Kontrolle und Begrenzung des Schlupfes
Zur Ermittlung des Biegeschlupfes im Bereich der Nabenkante wurden an der TU Chemnitz umfangreiche numerische und experimentelle Untersuchungen durchgeführt. Die Auswertung der aus den FE-Berechnungen resultierenden Schlupfwege erfolgte aus den Verschiebungen in der Fugezone. Die zwingend notwendige Kalibrierung der FE-Ergebnisse erfolgte durch einen Vergleich der Schlupftiefen, die in Versuchen gemessen und berechnet wurden. Die entwickelten Berechnungsgleichungen gelten sowohl für symmetrische als auch für asymmetrische Biegebelastungen und sind bis zum Beginn des Klaffens in der Fuge gültig. Das Klaffbiegemoment Mb,k beziehungsweise die Klaffbiegekraft Fa,k sind genau wie das Rutschmoment TR Grenzwerte, die in der Praxis auf keinen Fall überschritten werden dürfen. Vielmehr muss ein ausreichender Sicherheitsabstand eingehalten werden. Aus einem Vergleich der Fügeflächen einer asymmetrisch mit Fa belasteten Pressverbindung wird erkennbar, dass sich oberhalb der Klaff-Kraft auf der Wellenoberfläche unregelmäßige deutlich abgegrenzte Gebiete mit Fe3O4 – Partikeln ausbilden.

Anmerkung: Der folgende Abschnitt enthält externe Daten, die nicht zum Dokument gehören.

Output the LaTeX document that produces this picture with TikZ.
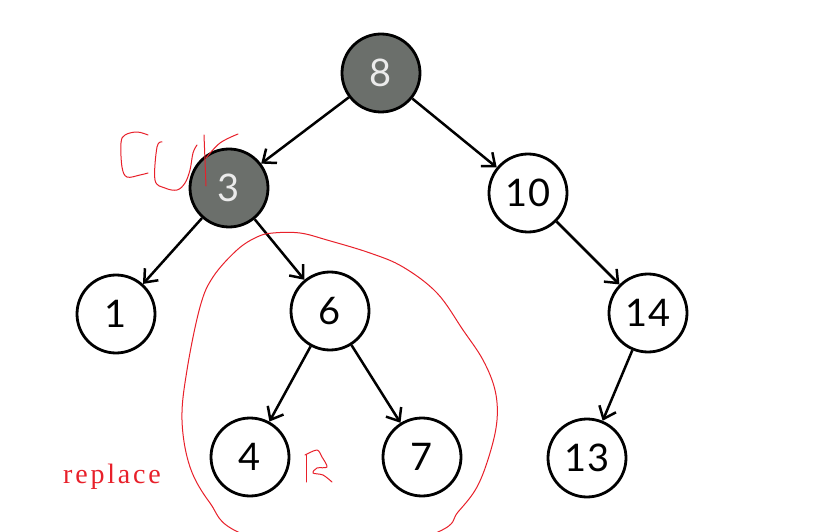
\documentclass[tikz,border=0pt]{standalone}
\usepackage{fontspec}
\setmainfont{Lato}
\newfontfamily\notefont[LetterSpace=10]{Liberation Serif}
\usetikzlibrary {arrows.meta, positioning}

\definecolor{darknode}{HTML}{6B6F6B}
\definecolor{penred}{HTML}{E8202A}

\begin{document}
\begin{tikzpicture}[
    x=1pt, y=-1pt,
    ->,
    >={Straight Barb[length=11pt,width=18pt]},
    line width=2.5pt,
    key/.style={circle, draw, line width=2.8pt, minimum size=78pt, inner sep=0pt,
                font=\fontsize{38}{38}\selectfont},
    visited/.style={key, fill=darknode, text=white!92!black},
    pen/.style={-, draw=penred, line width=1pt, line join=round, line cap=round},
]
    \useasboundingbox (0,0) rectangle (823,532);
    \fill[white] (0,0) rectangle (823,532);

    \node[visited] (n8)  at (381,73)  {8};
    \node[visited] (n3)  at (229,188) {3};
    \node[key]     (n10) at (528,193) {10};
    \node[key]     (n1)  at (116,314) {1};
    \node[key]     (n6)  at (330,311) {6};
    \node[key]     (n14) at (648,313) {14};
    \node[key]     (n4)  at (250,457) {4};
    \node[key]     (n7)  at (422,457) {7};
    \node[key]     (n13) at (587,458) {13};

    \path
        (n8)  edge (n3)
        (n8)  edge (n10)
        (n3)  edge (n1)
        (n3)  edge (n6)
        (n10) edge (n14)
        (n6)  edge (n4)
        (n6)  edge (n7)
        (n14) edge (n13)
    ;

    % handwritten marks
    \begin{scope}
        \clip (0,0) rectangle (823,532);
        \draw[pen] plot[smooth cycle, tension=0.6] coordinates {
            (273,233) (300,233) (327,240) (370,253) (403,267) (437,293)
            (463,330) (483,360) (495,390) (497,420) (490,453) (477,487)
            (458,512) (438,532) (340,565) (238,532) (210,503) (190,467)
            (182,420) (187,370) (200,307) (213,277) (237,250) (257,237)};
    \end{scope}
    \draw[pen] plot[smooth, tension=0.6] coordinates {
        (148,135) (137,132) (125,135) (121,143) (122,167) (127,177) (140,175) (148,173)};
    \draw[pen] plot[smooth, tension=0.6] coordinates {
        (162,142) (157,147) (155,180) (165,188) (177,190) (185,183) (190,170) (193,153) (197,145)};
    \draw[pen] (204,135) -- (206,186);
    \draw[pen] plot[smooth, tension=0.6] coordinates {(206,158) (220,143) (238,134)};
    \draw[pen] (306,455) -- (306,482);
    \draw[pen] plot[smooth, tension=0.5] coordinates {
        (305,455) (317,450) (322,457) (327,467) (317,468) (313,473) (323,475) (332,482)};

    \node[text=penred, font=\notefont\fontsize{28}{28}\selectfont, anchor=base, inner sep=0pt]
        (note) at (112,483) {replace};
\end{tikzpicture}
\end{document}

Darüber hinaus sind bei dieser Belas-tung bedingt durch das ”Atmen” der Verbindung deut-liche Knack-Geräusche zu vernehmen.
Deutliche Überbewertung
Durch experimentelle Versuche konnte nachgewiesen werden, dass die bisher bekannten Gleichungen für die Klaffbiegemomentberechnung besonders bei schmalen Pressverbindungen (l/DF1) die zulässigen Belastungen deutlich überbewerten. Häufige Reibkorrosionserscheinungen besonders bei Wälzlagerinnenringen stützen dieses Ergebnis. Mit den neu entwickelten Berechnungsmodellen und anwendungsorientierten Auslegungsvorschriften können nunmehr die Grenzbelastungen eindeutig bestimmt und darüber hinaus auch die auftretenden Schlupfwege berechnet werden. Der Praktiker ist damit in der Lage, in Abhängigkeit der auftretenden dynamischen Belastungen den Pressverband sicher dauerfest zu dimensionieren. Dies wird im Bereich der Antriebstechnik den Trend zu kraftschlüssigen Welle-Nabe-Verbindungen, zum Beispiel Zahnräder, Kupplungen, Flansche weiter fördern.